Nice, but, remember: All terrain to be used with 1/72 actually needs to NOT be 1/72. It needs to be something like 1/78 or 1/82.
The reason is this: if you have buildings the same size as the figures, they are going to be occupying space that is WAY more than would actually BE the case for the actual building in space/time.
For instance, if one stand of 5-8 figures is one company, or in some cases one battalion, a 1/72 building is going to be WAY out of scale for space/time. The buildings and all terrain need to be something smaller than the actual figures; like about 15% smaller.

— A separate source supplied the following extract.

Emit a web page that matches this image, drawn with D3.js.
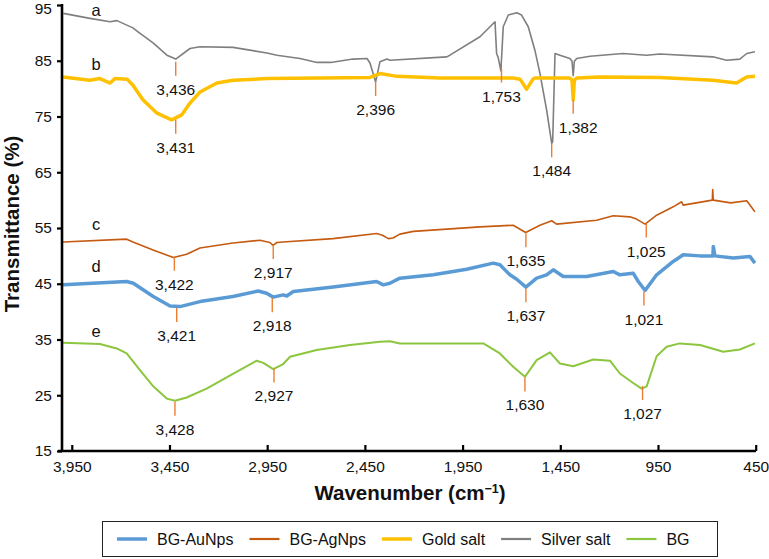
<!DOCTYPE html>
<html><head><meta charset="utf-8">
<script src="https://cdn.jsdelivr.net/npm/d3@7"></script>
<style>
body{margin:0;background:#fff;}
svg{display:block;font-family:"Liberation Sans",Arial,sans-serif;}
</style>
</head><body>
<svg id="chart" width="769" height="559"></svg>
<script>
// ---------- data ----------
const seriesNames = ["BG-AuNps","BG-AgNps","Gold salt","Silver salt","BG"];
const seriesLetters = ["d","c","b","a","e"];

const silverWn = [3993,3857,3754,3719,3637,3611,3534,3463,3418,3345,3294,3125,2951,2900,2782,2695,2625,2511,2439,2424,2395,2373,2337,2322,2031,2015,1861,1784,1776,1768,1754,1742,1716,1673,1648,1614,1580,1554,1520,1494,1489,1477,1452,1401,1390,1384,1378,1366,1298,1129,1008,940,669,599,531,496,454];
const silverT  = [93.5,92.6,92.0,92.2,90.9,90.2,88.2,86.0,85.3,87.2,87.5,87.4,86.4,86.0,85.4,84.7,84.7,85.3,85.4,84.6,81.2,84.8,85.3,85.1,85.7,86.0,89.3,92.0,86.3,85.6,83.2,91.1,93.2,93.6,93.2,91.1,86.9,82.7,76.2,70.2,70.5,86.3,86.0,85.4,84.9,82.3,84.9,85.4,85.8,86.3,86.0,86.2,85.7,85.1,85.3,86.3,86.6];

const goldWn = [3995,3857,3806,3754,3729,3667,3637,3586,3514,3439,3387,3345,3294,3207,3125,2951,2424,2373,2286,2066,1692,1656,1622,1590,1580,1401,1390,1384,1378,1366,1247,940,669,548,496,454];
const goldT  = [82.1,81.5,81.8,81.0,81.8,81.7,80.6,78.0,75.6,74.4,75.3,77.4,79.4,81.0,81.5,81.8,82.0,82.7,82.2,81.9,81.9,81.7,79.9,81.7,81.9,81.9,81.5,78.0,81.5,81.9,82.1,82.0,81.5,81.0,82.1,82.2];

const agNpsWn = [3995,3669,3637,3534,3430,3362,3294,3125,2987,2936,2920,2900,2869,2613,2390,2360,2330,2306,2271,2202,1861,1691,1627,1554,1494,1469,1264,1179,1094,1060,1016,957,872,829,821,672,670,667,578,496,454];
const agNpsT  = [52.5,53.0,52.5,51.05,49.7,50.3,51.4,52.3,52.8,52.4,51.9,52.4,52.5,53.1,54.0,53.7,53.1,53.2,53.9,54.4,55.2,55.5,54.2,55.5,56.3,55.7,56.4,57.2,57.0,56.6,55.7,57.3,58.8,59.7,59.1,60.0,61.9,60.0,59.5,59.9,57.9];

const auNpsWn = [3995,3669,3635,3533,3447,3396,3294,3125,2996,2953,2919,2868,2850,2816,2612,2390,2356,2322,2271,2100,1929,1793,1759,1708,1673,1626,1571,1520,1486,1435,1315,1179,1145,1077,1051,1016,957,872,821,735,669,667,659,565,480,454];
const auNpsT  = [44.8,45.4,45.1,42.7,41.0,40.9,41.8,42.7,43.7,43.3,42.6,43.0,42.8,43.6,44.4,45.4,44.8,45.1,46.0,46.6,47.6,48.7,48.4,46.6,45.8,44.4,46.0,46.6,47.5,46.3,46.3,47.2,46.6,46.9,45.4,43.8,46.6,49.0,50.2,50.0,50.0,51.7,50.0,49.6,49.9,48.7];

const bgWn = [3995,3806,3720,3669,3601,3533,3464,3422,3362,3260,3123,3004,2970,2919,2868,2833,2697,2526,2373,2322,2271,1844,1759,1691,1631,1571,1503,1452,1384,1281,1196,1145,1077,1034,1008,957,906,839,735,616,531,454];
const bgT  = [34.4,34.2,33.4,32.5,29.5,26.6,24.4,24.0,24.6,26.2,28.9,31.2,30.8,29.7,30.6,31.9,33.1,34.0,34.6,34.7,34.3,34.3,32.5,30.1,28.3,31.3,32.7,30.7,30.2,31.4,31.2,28.9,27.2,26.2,26.6,32.0,33.7,34.3,34.0,32.8,33.2,34.3];

// peak annotations
const peakLabels = ["3,436","3,431","2,396","1,753","1,484","1,382","3,422","2,917","1,635","1,025","3,421","2,918","1,637","1,021","3,428","2,927","1,630","1,027"];
const peakWn     = [3418,3418,2395,1751,1494,1384,3425,2919,1626,1010,3413,2924,1626,1022,3422,2915,1631,1029];
const peakT      = [84.8,74.4,81.2,83.6,70.2,78.0,49.85,51.95,54.05,55.8,40.65,42.4,44.2,43.6,23.85,29.8,28.2,26.65];

const xTicks = [3950,3450,2950,2450,1950,1450,950,450];
const yTicks = [15,25,35,45,55,65,75,85,95];

// ---------- styles ----------
const colors = {"BG-AuNps":"#5b9bd5","BG-AgNps":"#c55a11","Gold salt":"#ffc000","Silver salt":"#7f7f7f","BG":"#8cc63f"};
const widths = {"BG-AuNps":3.5,"BG-AgNps":1.6,"Gold salt":3.5,"Silver salt":1.6,"BG":2};
const seriesData = {
  "BG-AuNps":[auNpsWn,auNpsT],
  "BG-AgNps":[agNpsWn,agNpsT],
  "Gold salt":[goldWn,goldT],
  "Silver salt":[silverWn,silverT],
  "BG":[bgWn,bgT]
};

const svg = d3.select("#chart");
const x = d3.scaleLinear().domain([4000,450]).range([62,755.7]);
const y = d3.scaleLinear().domain([15,95]).range([451,5]);

// lines (draw order: back to front)
const drawOrder = ["Silver salt","Gold salt","BG-AgNps","BG-AuNps","BG"];
const line = d3.line().x(d=>x(d[0])).y(d=>y(d[1]));
drawOrder.forEach(name=>{
  const [wn,t] = seriesData[name];
  svg.append("path")
    .datum(wn.map((w,i)=>[w,t[i]]))
    .attr("d",line)
    .attr("fill","none")
    .attr("stroke",colors[name])
    .attr("stroke-width",widths[name])
    .attr("stroke-linejoin","round");
});

// peak markers
const mk = svg.append("g");
peakLabels.forEach((lab,i)=>{
  const px = x(peakWn[i]), py = y(peakT[i]);
  mk.append("line").attr("x1",px).attr("x2",px).attr("y1",py).attr("y2",py+14)
    .attr("stroke","#ed7d31").attr("stroke-width",1.4);
  mk.append("text").attr("x",px + (lab==="1,382"?5:0)).attr("y",py+33).attr("text-anchor","middle")
    .attr("font-size",15.5).attr("fill","#111").text(lab);
});

// series letters
const letterBase = {"a":15.5,"b":70,"c":230,"d":272,"e":337};
seriesLetters.forEach(l=>{
  svg.append("text").attr("x",96).attr("y",letterBase[l]).attr("text-anchor","middle")
    .attr("font-size",16.5).attr("fill","#111").text(l);
});

// axes
const xAxis = svg.append("g").attr("transform","translate(0,451)")
  .call(d3.axisBottom(x).tickValues(xTicks).tickFormat(d3.format(",")).tickSizeInner(-6).tickSizeOuter(0).tickPadding(10));
xAxis.select(".domain").attr("stroke","#000").attr("stroke-width",2.6).attr("d","M58,0H756");
xAxis.selectAll(".tick line").attr("stroke","#000").attr("stroke-width",2.2);
xAxis.selectAll(".tick text").attr("font-size",15.5).attr("font-family","Liberation Sans, Arial, sans-serif").attr("fill","#111");

const yAxis = svg.append("g").attr("transform","translate(62,0)")
  .call(d3.axisLeft(y).tickValues(yTicks).tickSizeInner(5).tickSizeOuter(0).tickPadding(5));
yAxis.select(".domain").attr("stroke","#000").attr("stroke-width",2.6).attr("d","M0,4V452");
yAxis.selectAll(".tick line").attr("stroke","#000").attr("stroke-width",2.2);
yAxis.selectAll(".tick text").attr("font-size",15.5).attr("font-family","Liberation Sans, Arial, sans-serif").attr("fill","#111")
  .attr("y",d=>d===95?4:0);

// axis titles
const xt = svg.append("text").attr("x",410).attr("y",500).attr("text-anchor","middle")
  .attr("font-size",20.5).attr("font-weight","bold").attr("fill","#111");
xt.append("tspan").text("Wavenumber (cm");
xt.append("tspan").attr("font-size",12.5).attr("dy",-7).text("\u22121");
xt.append("tspan").attr("dy",7).text(")");

svg.append("text").attr("transform","translate(19,224) rotate(-90)").attr("text-anchor","middle")
  .attr("font-size",20.5).attr("font-weight","bold").attr("fill","#111").text("Transmittance (%)");

// legend
const lg = svg.append("g");
lg.append("rect").attr("x",102.5).attr("y",521.5).attr("width",615).attr("height",35)
  .attr("fill","#fff").attr("stroke","#222").attr("stroke-width",1);
let lx = 117;
seriesNames.forEach(name=>{
  lg.append("line").attr("x1",lx).attr("x2",lx+30).attr("y1",539).attr("y2",539)
    .attr("stroke",colors[name]).attr("stroke-width",Math.max(widths[name],2.2));
  const t = lg.append("text").attr("x",lx+40).attr("y",545).attr("font-size",16).attr("fill","#111").text(name);
  lx = lx + 40 + t.node().getComputedTextLength() + 16;
});
</script>
</body></html>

In other words, with 15mm troops, you can use 15mm buildings because the visual is already pretty small, but with anything larger than 15mm the visual discrepency becomes exponentially huge with each centimeter. This is a noticeable issue on the game table. Imagine in you will, a barn or windmill. Clearly, a 1/72 windmill would be GINORMOUSLY out of visual scale, even though it is in actual scale with the miniatures. A 15mm windmill would be too tiny, so it has to be something in between.
This is the entire problem with 28mm and why we have abanonded it in favor of going back to 1/72 everything, even 1/72 ships, because anything smaller than 1/250 size ships is a waste of time because you CANT SEE THEM on the game table.
This is a space / time conundrum we have solved by making all paper buildings just a wee bit smaller than the figures, something like 18-20mm instead of 1/72 which is 22-24 mm.
I know this ALL sounds like splitting hairs, but believe me, the difference is HUUUUUUGE when terrain matches figures. Or DOESNT, which is my point.